Carol Wins Big at the New York Film Critics Circle Awards

3 minute read

If the kick-off to the 2015-16 movie award season has told us anything, it’s that the year’s top prizes are anyone’s to win. Between Monday’s Gotham Awards, Tuesday’s National Board of Review awards and Wednesday’s New York Film Critics Circle prizes, this week has seen several film organizations recognize several very different movies, and with good reason: In a year that’s had its share of beautiful, harrowing and just plain solid movies, it’s only natural that there’s more than one frontrunner.

The NYFCC consists of 30 film critics for New York-based publications, and has met every December since the 1930s to vote on the year’s top films, actors, directors, cinematographers and screenplays. Leading the pack this year was director Todd Haynes’ period love story Carol, which won not only Best Picture but Best Director for Haynes, Best Cinematographer for Edward Lachman and Best Screenplay for Phyllis Nagy, who adapted the script from Patricia Highsmith’s 1952 novel The Price of Salt. The tale of romance between two women in the early 1950s, starring Cate Blanchett and Rooney Mara, couldn’t be more different from Gotham’s pick, Spotlight, or the NBR’s top choice, Mad Max: Fury Road.

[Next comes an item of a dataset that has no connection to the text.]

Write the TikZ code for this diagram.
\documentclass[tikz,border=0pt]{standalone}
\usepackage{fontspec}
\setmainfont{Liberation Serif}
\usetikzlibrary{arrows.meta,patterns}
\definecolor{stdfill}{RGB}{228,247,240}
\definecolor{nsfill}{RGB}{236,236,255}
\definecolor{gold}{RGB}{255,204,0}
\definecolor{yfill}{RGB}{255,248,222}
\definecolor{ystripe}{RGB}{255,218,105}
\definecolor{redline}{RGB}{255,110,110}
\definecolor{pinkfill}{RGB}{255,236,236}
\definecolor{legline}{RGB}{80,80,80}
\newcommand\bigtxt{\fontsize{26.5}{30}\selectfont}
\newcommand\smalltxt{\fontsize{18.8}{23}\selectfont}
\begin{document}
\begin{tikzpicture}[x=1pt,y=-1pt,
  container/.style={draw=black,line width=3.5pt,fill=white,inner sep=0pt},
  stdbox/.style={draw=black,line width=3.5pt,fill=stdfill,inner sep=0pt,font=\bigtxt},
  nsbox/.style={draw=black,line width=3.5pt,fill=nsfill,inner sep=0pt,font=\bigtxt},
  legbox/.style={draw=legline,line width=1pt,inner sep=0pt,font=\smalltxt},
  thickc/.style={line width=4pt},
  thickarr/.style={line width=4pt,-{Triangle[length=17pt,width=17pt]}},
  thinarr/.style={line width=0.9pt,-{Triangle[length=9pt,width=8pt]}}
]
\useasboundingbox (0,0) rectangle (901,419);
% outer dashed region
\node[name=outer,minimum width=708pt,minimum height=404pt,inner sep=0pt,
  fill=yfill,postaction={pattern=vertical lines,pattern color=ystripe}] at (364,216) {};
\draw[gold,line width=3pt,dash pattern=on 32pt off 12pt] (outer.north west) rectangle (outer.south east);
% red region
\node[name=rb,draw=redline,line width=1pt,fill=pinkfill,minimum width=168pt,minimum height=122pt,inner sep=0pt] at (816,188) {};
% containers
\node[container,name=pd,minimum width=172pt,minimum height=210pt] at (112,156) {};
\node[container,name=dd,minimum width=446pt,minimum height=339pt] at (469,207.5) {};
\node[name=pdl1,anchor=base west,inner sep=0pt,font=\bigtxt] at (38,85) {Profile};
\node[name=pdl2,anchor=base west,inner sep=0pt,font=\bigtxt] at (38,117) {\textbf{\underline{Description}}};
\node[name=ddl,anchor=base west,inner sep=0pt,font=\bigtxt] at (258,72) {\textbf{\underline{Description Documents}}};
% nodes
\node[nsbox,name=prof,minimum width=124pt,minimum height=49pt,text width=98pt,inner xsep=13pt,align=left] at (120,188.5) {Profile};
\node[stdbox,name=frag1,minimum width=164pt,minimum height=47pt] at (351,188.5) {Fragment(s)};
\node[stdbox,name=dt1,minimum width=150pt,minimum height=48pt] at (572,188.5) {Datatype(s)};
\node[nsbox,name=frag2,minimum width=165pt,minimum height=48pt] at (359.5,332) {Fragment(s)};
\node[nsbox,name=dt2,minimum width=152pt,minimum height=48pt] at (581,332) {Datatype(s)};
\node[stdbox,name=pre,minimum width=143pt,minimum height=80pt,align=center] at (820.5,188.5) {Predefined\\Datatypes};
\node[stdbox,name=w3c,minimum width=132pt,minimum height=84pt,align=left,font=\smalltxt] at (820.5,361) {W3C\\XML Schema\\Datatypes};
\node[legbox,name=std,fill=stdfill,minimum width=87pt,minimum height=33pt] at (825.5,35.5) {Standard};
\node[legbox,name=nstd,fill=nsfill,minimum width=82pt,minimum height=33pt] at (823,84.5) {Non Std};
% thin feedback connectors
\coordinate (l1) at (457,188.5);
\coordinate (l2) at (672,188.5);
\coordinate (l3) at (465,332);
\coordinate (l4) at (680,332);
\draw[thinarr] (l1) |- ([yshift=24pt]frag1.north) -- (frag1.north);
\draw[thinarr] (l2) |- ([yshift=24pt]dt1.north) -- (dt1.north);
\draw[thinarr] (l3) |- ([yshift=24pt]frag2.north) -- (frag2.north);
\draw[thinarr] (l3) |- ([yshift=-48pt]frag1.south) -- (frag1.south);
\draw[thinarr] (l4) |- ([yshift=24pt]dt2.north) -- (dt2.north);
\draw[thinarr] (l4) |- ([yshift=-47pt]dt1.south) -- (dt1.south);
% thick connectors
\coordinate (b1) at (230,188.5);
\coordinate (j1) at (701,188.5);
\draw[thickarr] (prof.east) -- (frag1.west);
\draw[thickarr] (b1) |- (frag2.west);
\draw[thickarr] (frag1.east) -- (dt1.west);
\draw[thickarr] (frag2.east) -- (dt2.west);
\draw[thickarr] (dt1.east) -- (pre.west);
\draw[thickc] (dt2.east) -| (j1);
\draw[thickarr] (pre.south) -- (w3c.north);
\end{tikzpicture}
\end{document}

For its acting awards, the NYFCC singled out Saoirse Ronan, whose young Irish immigrant in Brooklyn has made her an early Oscar contender, and last year’s Oscar winner Michael Keaton for Spotlight, which has thus far been recognized more for the performance of its entire ensemble than for any one player. And while Mark Rylance’s win for his supporting role in Bridge of Spies squares with the ample accolades he’s garnered for the role, Kristen Stewart’s win for Clouds of Sils Maria is perhaps the most surprising of the group’s 14 awards. Though much lauded for her performance, the movie itself premiered at the 2014 Cannes Film Festival and was a relative blip at the U.S. box office—not to mention that most of the attention for supporting actresses this year has gone to Mara for Carol and Alicia Vikander for The Danish Girl.

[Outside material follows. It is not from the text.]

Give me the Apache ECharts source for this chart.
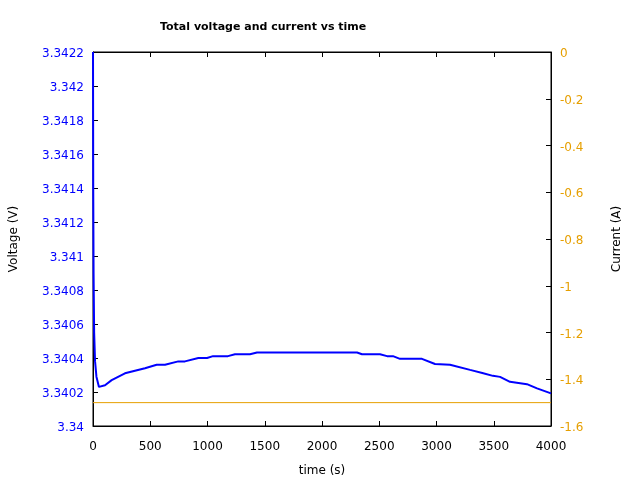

Other winners include Inside Out for Best Animated Film, Frederick Wiseman’s neighborhood portrait In Jackson Heights for Best Non-Fiction Film, the Mauritanian Timbuktu for Best Foreign Film and László Nemes for Best First Film for the wrenchingly unflinching Auschwitz drama Son of Saul. Special awards went to longtime composer Ennio Morricone (who composed the score for this year’s Hateful Eight) and to critic and Janus Films helmer William Becker, who died in September at 88.

Next up on the awards circuit: the British Independent Film Awards on Dec. 6 followed by the announcement of Screen Actors Guild Award nominees on Dec. 9 and Golden Globe nominees on Dec. 10.